Inmediatamente después de  su fallecimiento, tomé empuje para enfrentarme con sus libros y su ropa. Hice lo que creo que él hubiera hecho: los doné. Todo o casi todo. Menos un jogging que había usado hasta el final. Tenía su olor. Dormí con él unos cuantos días. Aún lo conservo, y, si me deprimo, lo saco, lo huelo y me calmo. Más o menos pero me calmo. Pero el escritorio era su "recinto personal" con sus carpetas, las notas con su letra nerviosa, afilada, urgente,  la tembleque de sus  últimos tiempos, y muchos de sus papeles íntimos. Encontré una carpeta que decía "Para Alfa". Ahí estaban minuciosamente anotadas a mano, todas las indicaciones con las que me manejé en el aspecto financiero y sucesorio. No dejó nada descolgado. Siempre fue ordenado y metódico. También pudo serlo en esas instancias finales.
Pero lo que plantea Butazzoni en sus "Soledades" va aún más allá y es muy conmovedor. Forman parte de sus  experiencias como exiliado político en Malmö - Suecia- en la década del ochenta del siglo pasado, cuando trabajó como repartidor de periódicos. Como él señala muy bien, era una actividad nocturna sencilla, muy dura en invierno- por las bajísimas temperaturas que tenía que soportar mientras hacía el reparto en bicicleta-, pero le dejaba tiempo para dormir, pensar, imaginar-fundamental para un escritor-  y escribir.
Imaginaba las vidas de esas personas que paradojalmente querían recibir el diario antes de las cinco de la mañana. Para eso pagaban, y él cumplía con esa tarea. Pero ninguna cosa que imaginara le iba a dar la magnitud de la soledad de muchas. Él recuerda el caso de la señora Rita Nydal- a quien nunca  conoció- aunque una vez entreabrió la puerta y tomó el diario con su mano"sarmentosa"- dice Butazzoni-, por lo cual el deduce de inmediato que se trata de una anciana. Algunas veces le dejaba alguna luz en el porche, y también adentro de la casa. Butazzoni pensaba que era una manera de ser gentil. Y quizás sí, lo era;  a su manera sueca.
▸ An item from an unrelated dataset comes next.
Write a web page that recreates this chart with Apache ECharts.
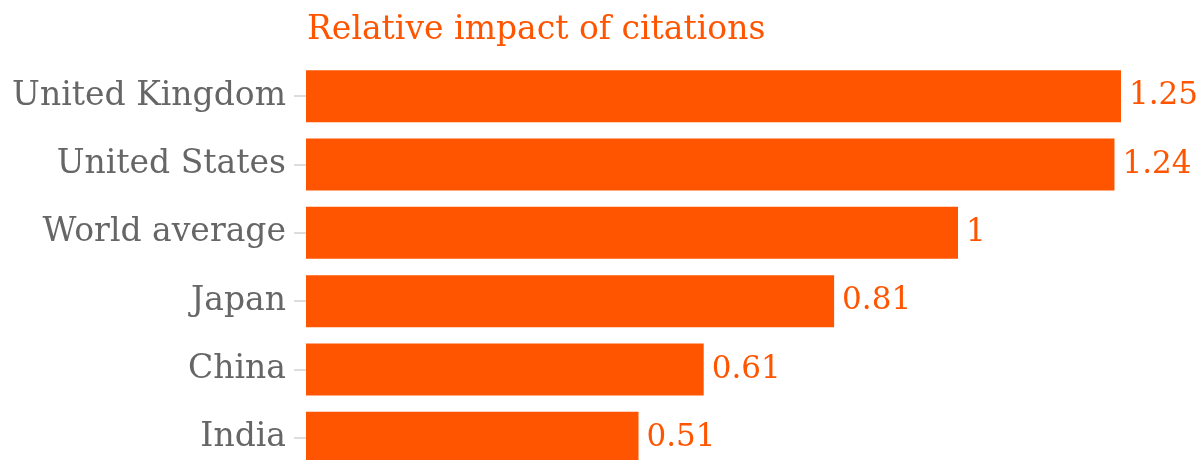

Pero al cabo de un tiempo, aunque seguía  dejando puntualmente el periódico, veía que  no era recogido de la puerta.  Y se terminó la suscripción. Después se enteró que la anciana había muerto en la más completa de las soledades aunque  tenía un hijo que vivía a  pocas cuadras pero jamás la visitaba porque "estaba bien". En una forma espléndida Butazzoni toma esta historia patética y la asocia a otras de otras muertes en soledad-algunas incluso de años- pese a haber habido parientes. Tan turbadoras resultan estas situaciones que hasta se creó un oficio el de Boutredare - que es una persona, generalmente un procurador o un abogado,  que se encarga de abrir la sucesión, instalarse en la casa,  repartir los bienes, y organizar el funeral. En la más completa de las soledades. Eso es lo más impresionante del magistral  relato de Butazzoni.
En fin. El libro merece una atenta lectura, porque es impactante y conmovedor. También  merecen lectura  todos los otros relatos de Butazzoni porque bien valen la pena.